Should melatonin be used to treat breast cancer, or other illnesses?


The use of melatonin as a potential treatment for breast cancer and other illnesses was outside the remit of the report on power frequency electromagnetic fields, melatonin and the risk of breast cancer, and so it does not make any recommendations regarding the possible clinical uses of melatonin.

Do other opinions exist concerning EMFs, melatonin and cancer induction?


The possible effects of EMFs on melatonin (and on issues of health in general) are controversial, and while the conclusions in the AGNIR report would appear to be consistent with the views of many scientists and expert groups, others place a different interpretation on the experimental data and arrive at different conclusions. In short, they suggest that exposure to power frequency EMFs may disrupt melatonin and so increase the risk of cancer or other diseases.

For example, it has recently been suggested that magnetic fields may increase the risk of childhood leukemia via melatonin disruption (Henshaw and Reiter, 2005). It remains to be seen whether the increased risk in childhood leukaemia that has been found following long-term exposure in the home to magnetic fields (above about 0.4 µT) can be explained by changes in the timing or extent of melatonin production. As yet no direct evidence is available to support the hypothesis.

The issue of childhood leukaemia was outside the remit of the 2005 AGNIR report because it looked specifically at power frequency EMFs, melatonin and the risk of breast cancer. However, it has been considered in other AGNIR reports, published in 1992 and 2001, dealing with the risk of cancer from exposure to extremely low frequency EMFs.
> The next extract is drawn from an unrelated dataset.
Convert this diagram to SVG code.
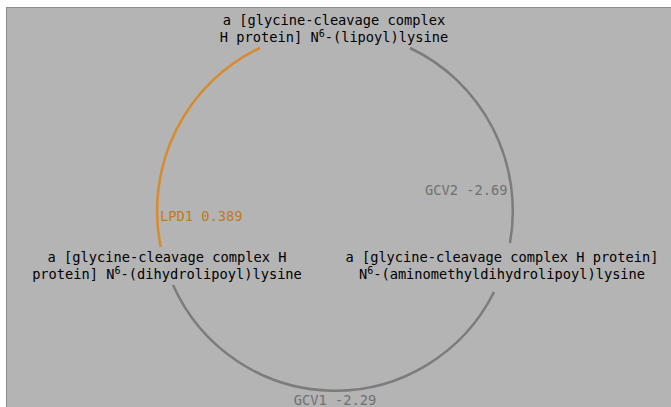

Even if exposure to elevated levels of magnetic fields in the home could increase the risk of childhood leukaemia (via changes in melatonin, or by another route) magnetic fields are unlikely to be a major risk factor for that disease. It has been estimated by AGNIR that magnetic fields could be responsible for contributing an increased incidence of no more than about two extra cases of childhood leukaemia to the total burden in the UK of about 500 cases per year. One of these might be fatal. Research is continuing on many fronts to discover the major cause(s) of childhood leukaemia.